## START Data

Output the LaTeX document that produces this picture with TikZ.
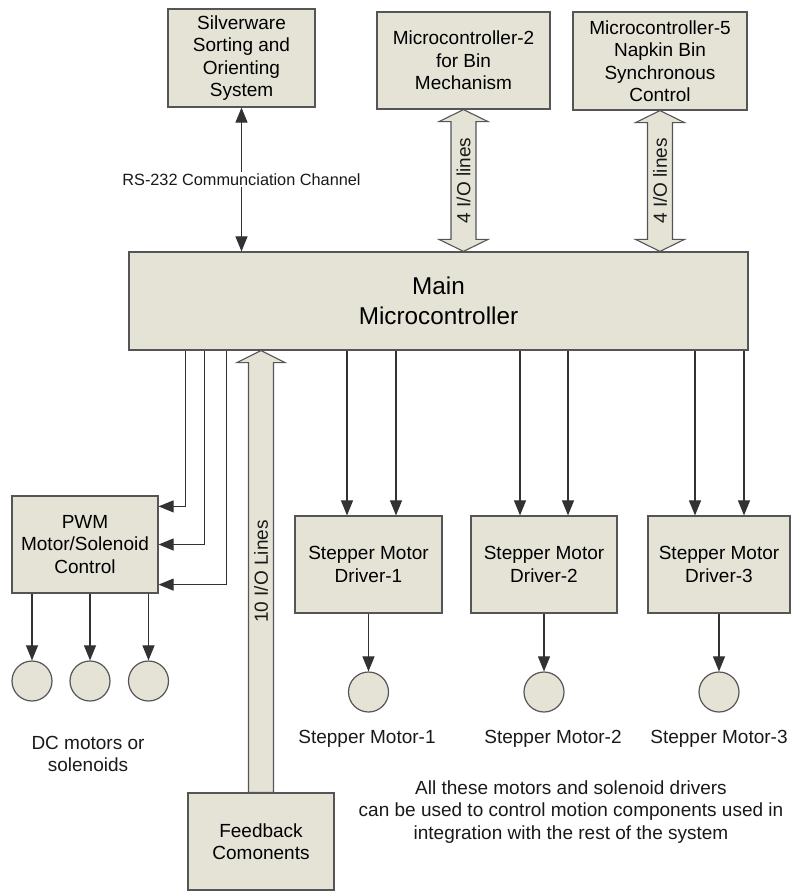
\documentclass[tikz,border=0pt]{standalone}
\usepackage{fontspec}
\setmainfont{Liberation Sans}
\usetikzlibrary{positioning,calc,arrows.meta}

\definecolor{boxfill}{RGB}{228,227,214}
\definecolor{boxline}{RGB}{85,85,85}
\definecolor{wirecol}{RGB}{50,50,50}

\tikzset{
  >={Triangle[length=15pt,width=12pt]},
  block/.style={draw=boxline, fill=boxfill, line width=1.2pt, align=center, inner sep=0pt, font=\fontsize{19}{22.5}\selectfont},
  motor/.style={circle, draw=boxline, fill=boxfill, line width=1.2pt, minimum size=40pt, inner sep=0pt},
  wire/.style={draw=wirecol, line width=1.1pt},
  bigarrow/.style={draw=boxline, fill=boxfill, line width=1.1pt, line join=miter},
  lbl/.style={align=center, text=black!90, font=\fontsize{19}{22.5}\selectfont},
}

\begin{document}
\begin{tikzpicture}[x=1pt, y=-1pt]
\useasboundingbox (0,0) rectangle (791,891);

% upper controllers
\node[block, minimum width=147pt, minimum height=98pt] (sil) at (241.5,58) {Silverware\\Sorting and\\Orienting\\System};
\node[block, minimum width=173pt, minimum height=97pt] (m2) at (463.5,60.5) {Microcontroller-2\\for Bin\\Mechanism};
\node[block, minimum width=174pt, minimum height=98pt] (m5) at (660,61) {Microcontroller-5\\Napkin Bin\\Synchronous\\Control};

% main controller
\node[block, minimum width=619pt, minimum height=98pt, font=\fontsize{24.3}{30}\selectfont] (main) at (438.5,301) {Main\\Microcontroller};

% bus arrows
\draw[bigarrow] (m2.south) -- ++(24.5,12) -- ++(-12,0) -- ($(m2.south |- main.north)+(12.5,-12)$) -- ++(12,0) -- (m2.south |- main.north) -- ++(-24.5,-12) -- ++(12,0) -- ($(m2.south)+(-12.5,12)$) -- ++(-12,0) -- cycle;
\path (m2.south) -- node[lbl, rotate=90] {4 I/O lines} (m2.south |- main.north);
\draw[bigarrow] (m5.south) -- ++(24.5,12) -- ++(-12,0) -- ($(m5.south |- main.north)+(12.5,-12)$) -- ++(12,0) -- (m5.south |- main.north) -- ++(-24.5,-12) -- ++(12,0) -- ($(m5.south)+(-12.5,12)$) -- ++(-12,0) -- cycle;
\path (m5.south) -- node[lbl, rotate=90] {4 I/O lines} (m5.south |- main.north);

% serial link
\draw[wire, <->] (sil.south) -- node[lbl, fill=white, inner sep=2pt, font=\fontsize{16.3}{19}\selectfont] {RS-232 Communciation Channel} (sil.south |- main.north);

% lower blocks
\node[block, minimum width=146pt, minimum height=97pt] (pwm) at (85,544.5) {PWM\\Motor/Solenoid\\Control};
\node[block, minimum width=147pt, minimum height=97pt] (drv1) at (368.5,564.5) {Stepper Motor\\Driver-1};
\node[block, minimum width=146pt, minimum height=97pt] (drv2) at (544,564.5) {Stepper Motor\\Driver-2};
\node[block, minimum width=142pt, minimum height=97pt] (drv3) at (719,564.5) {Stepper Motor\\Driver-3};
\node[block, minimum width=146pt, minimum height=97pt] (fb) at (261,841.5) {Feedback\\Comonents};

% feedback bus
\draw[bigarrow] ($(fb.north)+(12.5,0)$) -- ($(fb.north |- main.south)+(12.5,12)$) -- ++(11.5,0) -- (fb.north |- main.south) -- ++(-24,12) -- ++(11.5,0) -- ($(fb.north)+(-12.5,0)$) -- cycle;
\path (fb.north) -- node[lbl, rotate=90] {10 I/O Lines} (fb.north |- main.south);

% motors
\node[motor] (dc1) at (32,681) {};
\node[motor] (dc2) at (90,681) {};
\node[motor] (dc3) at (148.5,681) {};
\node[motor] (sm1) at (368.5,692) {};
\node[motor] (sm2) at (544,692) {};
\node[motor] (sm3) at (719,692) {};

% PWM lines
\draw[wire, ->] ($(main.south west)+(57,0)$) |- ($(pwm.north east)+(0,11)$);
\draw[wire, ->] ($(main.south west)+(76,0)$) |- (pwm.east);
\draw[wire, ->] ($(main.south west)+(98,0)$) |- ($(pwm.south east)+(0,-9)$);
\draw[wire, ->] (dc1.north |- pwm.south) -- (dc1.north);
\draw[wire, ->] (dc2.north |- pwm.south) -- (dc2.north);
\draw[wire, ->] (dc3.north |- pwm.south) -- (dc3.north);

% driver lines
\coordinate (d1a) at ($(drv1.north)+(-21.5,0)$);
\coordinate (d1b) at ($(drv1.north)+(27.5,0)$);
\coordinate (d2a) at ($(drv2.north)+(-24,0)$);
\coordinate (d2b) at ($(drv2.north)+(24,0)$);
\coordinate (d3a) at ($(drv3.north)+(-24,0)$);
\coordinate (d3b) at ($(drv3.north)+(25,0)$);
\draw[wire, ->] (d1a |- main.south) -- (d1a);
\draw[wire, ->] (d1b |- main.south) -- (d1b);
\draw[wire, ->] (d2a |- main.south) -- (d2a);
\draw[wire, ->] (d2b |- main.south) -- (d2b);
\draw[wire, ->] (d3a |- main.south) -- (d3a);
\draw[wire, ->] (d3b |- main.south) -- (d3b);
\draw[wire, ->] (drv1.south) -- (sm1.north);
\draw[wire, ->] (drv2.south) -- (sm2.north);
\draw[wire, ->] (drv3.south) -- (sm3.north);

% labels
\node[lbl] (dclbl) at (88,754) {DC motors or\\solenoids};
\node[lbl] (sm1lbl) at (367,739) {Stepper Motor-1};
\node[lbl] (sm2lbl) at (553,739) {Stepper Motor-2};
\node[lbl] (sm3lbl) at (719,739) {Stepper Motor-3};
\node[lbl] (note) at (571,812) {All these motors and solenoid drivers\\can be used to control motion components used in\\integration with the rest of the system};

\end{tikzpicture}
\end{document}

## END Data

== Set exercise ==
Skip the pictures, please, and transcribe only the lines from the beginning of the material through the one that contains "(0,0) rectangle (791,891);".

== Full output ==
Output the LaTeX document that produces this picture with TikZ.
\documentclass[tikz,border=0pt]{standalone}
\usepackage{fontspec}
\setmainfont{Liberation Sans}
\usetikzlibrary{positioning,calc,arrows.meta}

\definecolor{boxfill}{RGB}{228,227,214}
\definecolor{boxline}{RGB}{85,85,85}
\definecolor{wirecol}{RGB}{50,50,50}

\tikzset{
  >={Triangle[length=15pt,width=12pt]},
  block/.style={draw=boxline, fill=boxfill, line width=1.2pt, align=center, inner sep=0pt, font=\fontsize{19}{22.5}\selectfont},
  motor/.style={circle, draw=boxline, fill=boxfill, line width=1.2pt, minimum size=40pt, inner sep=0pt},
  wire/.style={draw=wirecol, line width=1.1pt},
  bigarrow/.style={draw=boxline, fill=boxfill, line width=1.1pt, line join=miter},
  lbl/.style={align=center, text=black!90, font=\fontsize{19}{22.5}\selectfont},
}

\begin{document}
\begin{tikzpicture}[x=1pt, y=-1pt]
\useasboundingbox (0,0) rectangle (791,891);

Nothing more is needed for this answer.